Spot gold traded at $2,618 per ounce, a gain of $76 or 3.0%, following the report. Trading volume on the COMEX August gold futures contract surged to 285,000 contracts, 45% above the 30-day average. The surge propelled the Gold Miners ETF (GDX) higher by 5.2%, significantly outperforming the spot metal's move due to operational use. Silver, often a satellite to gold movements, registered a more modest 1.8% advance to $32.15 per ounce.
| Metric | Pre-Announcement (June 14 Close) | Post-Announcement (June 15 Intraday High) | Change |
|---|---|---|---|
| Gold Spot Price | $2,542/oz | $2,618/oz | +3.0% |
| GDX ETF | $32.50 | $34.19 | +5.2% |
Gold's year-to-date gain now stands at 18.5%, substantially outperforming the MSCI World Index's 8.1% return. The rally has pushed the gold-to-oil ratio to 23.5, its highest level since September 2023, indicating a strong flight-to-safety preference among commodity investors. The daily notional value traded in the London gold market averages $65 billion, underscoring the immense scale of the benchmark the LBMA governs.
An earlier auction time would directly benefit Asia-focused gold ETFs like the ICBC Physical Gold ETF in Hong Kong and physical dealers such as Chow Tai Fook. These entities could price and settle transactions using a more current benchmark, reducing the hedging costs associated with the current time lag. Gold mining companies with significant Asian investor bases, including Newmont Corporation and Barrick Gold, may see improved liquidity and price discovery during their primary market hours, potentially lowering their cost of capital.

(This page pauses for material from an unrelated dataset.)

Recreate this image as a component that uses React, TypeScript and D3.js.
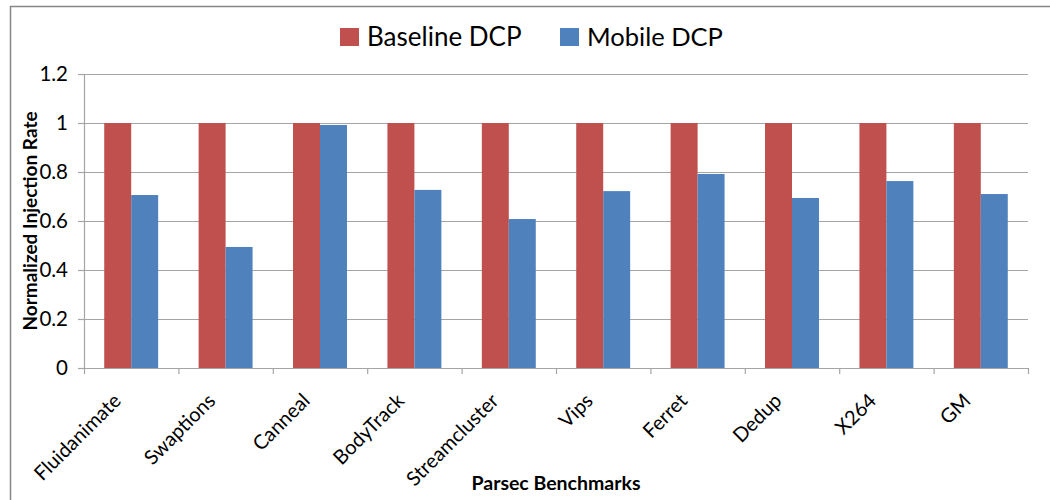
import React from "react";
import * as d3 from "d3";

const categories = ["Fluidanimate", "Swaptions", "Canneal", "BodyTrack", "Streamcluster", "Vips", "Ferret", "Dedup", "X264", "GM"];
const baselineDCP = [1, 1, 1, 1, 1, 1, 1, 1, 1, 1];
const mobileDCP = [0.706, 0.494, 0.992, 0.727, 0.608, 0.722, 0.792, 0.694, 0.763, 0.71];
const yTicks = [0, 0.2, 0.4, 0.6, 0.8, 1, 1.2];
const seriesNames = ["Baseline DCP", "Mobile DCP"];
const colors = ["#C0504D", "#4F81BD"];

const W = 1050, H = 500;
const left = 84, right = 1028, top = 74, bottom = 368;
const FONT = "Lato, 'Open Sans', sans-serif";

export default function App() {
  const x = d3.scaleBand<string>().domain(categories).range([left, right]).paddingInner(0).paddingOuter(0);
  const inner = d3.scaleBand<string>().domain(seriesNames).range([0, x.bandwidth()]).paddingInner(0).paddingOuter(0.75);
  const y = d3.scaleLinear().domain([0, 1.2]).range([bottom, top]);
  const series = [baselineDCP, mobileDCP];
  const fmt = (v: number) => (v === 0 ? "0" : d3.format("")(+v.toFixed(1)));
  const bounds = [...categories.map((c) => x(c)!), right];

  return (
    <svg width={W} height={H} style={{ position: "absolute", left: 0, top: 0, background: "#fff" }} fontFamily={FONT}>
      <rect x={10.5} y={6.5} width={1100} height={600} fill="none" stroke="#868686" strokeWidth={1.5} />
      {/* gridlines */}
      {yTicks.map((t) => (
        <line key={"g" + t} x1={left} x2={right} y1={Math.round(y(t)) + 0.5} y2={Math.round(y(t)) + 0.5} stroke="#A5A5A5" strokeWidth={1.2} />
      ))}
      {/* y axis */}
      <line x1={left + 0.5} x2={left + 0.5} y1={top} y2={bottom} stroke="#A5A5A5" strokeWidth={1.2} />
      {yTicks.map((t) => (
        <g key={"yt" + t}>
          <line x1={left - 6} x2={left} y1={Math.round(y(t)) + 0.5} y2={Math.round(y(t)) + 0.5} stroke="#A5A5A5" strokeWidth={1.2} />
          <text x={68} y={y(t)} dy="0.36em" textAnchor="end" fontSize={20.5} fill="#000">
            {fmt(t)}
          </text>
        </g>
      ))}
      {/* bars */}
      {categories.map((c, i) => (
        <g key={c}>
          {series.map((s, j) => (
            <rect
              key={j}
              x={x(c)! + inner(seriesNames[j])!}
              width={inner.bandwidth()}
              y={y(s[i])}
              height={y(0) - y(s[i])}
              fill={colors[j]}
            />
          ))}
        </g>
      ))}
      {/* x axis */}
      <line x1={left} x2={right} y1={bottom + 0.5} y2={bottom + 0.5} stroke="#A5A5A5" strokeWidth={1.2} />
      {bounds.map((b, i) => (
        <line key={"xt" + i} x1={b + 0.5} x2={b + 0.5} y1={bottom} y2={bottom + 6} stroke="#A5A5A5" strokeWidth={1.2} />
      ))}
      {categories.map((c) => {
        const cx = x(c)! + x.bandwidth() / 2;
        return (
          <text key={"xl" + c} transform={`translate(${cx - 9},${402}) rotate(-45)`} textAnchor="end" fontSize={20} fill="#000">
            {c}
          </text>
        );
      })}
      {/* axis titles */}
      <text transform={`translate(37,${(top + bottom) / 2}) rotate(-90)`} textAnchor="middle" fontSize={19} fontWeight="bold" fill="#000">
        Normalized Injection Rate
      </text>
      <text x={(left + right) / 2} y={490} textAnchor="middle" fontSize={19.5} fontWeight="bold" fill="#000">
        Parsec Benchmarks
      </text>
      {/* legend */}
      <rect x={340} y={28} width={19} height={18} fill={colors[0]} />
      <text x={367} y={46} fontSize={26} fill="#000">{seriesNames[0]}</text>
      <rect x={560} y={28} width={19} height={18} fill={colors[1]} />
      <text x={587} y={46} fontSize={25.5} fill="#000">{seriesNames[1]}</text>
    </svg>
  );
}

A key counter-argument is that shifting the auction earlier could inadvertently reduce participation from North American traders, who would be logging on just as the new benchmark is set. This could concentrate influence disproportionately with Asian and European banks, potentially introducing new sources of volatility during the New York session. Market positioning data from the CFTC shows managed money net long positions in gold futures increased by 15,000 contracts last week, indicating speculative flows are already betting on structural shifts favoring higher prices. Flow analysis reveals buying pressure was concentrated in Asian hours, led by Shanghai-based funds.
The LBMA's consultation period with member banks concludes on July 31, 2026, making this the next critical date for a potential decision announcement. Market participants will scrutinize the FOMC meeting on July 29 for any shift in the dot plot, as lower US interest rates enhance gold's appeal as a non-yielding asset. A break above the $2,650 resistance level, which has capped three rally attempts this year, would likely trigger further algorithmic buying and open a path toward the $2,750 record high.
Traders should monitor the US Dollar Index for a sustained break below 104.00, a key support level that would provide a strong tailwind for dollar-denominated commodities. The physical gold flow data from the Shanghai Gold Exchange, due for release on June 25, will provide an early read on whether Asian demand is accelerating in anticipation of the benchmark change.
A US investor in the SPDR Gold Trust would experience a change in the fund's daily net asset value calculation. The NAV is currently set using the London afternoon fix. An earlier benchmark time would mean the ETF's indicative value updates several hours sooner, potentially aligning its price more closely with pre-market activity in New York. This could reduce the premium or discount at which GLD often trades during US morning hours, leading to tighter spreads and more efficient tracking for retail orders.
The most direct precedent is the 2004 change to the WM/Reuters foreign exchange benchmark fixes, which were shifted earlier by one hour to increase overlap with US trading. That adjustment was made to capture more liquidity and reduce market manipulation risks following the rapid growth of Asian FX markets. The change initially caused a 15% spike in volatility during the adjustment window, but volatility normalized within six months as participants adapted their trading algorithms.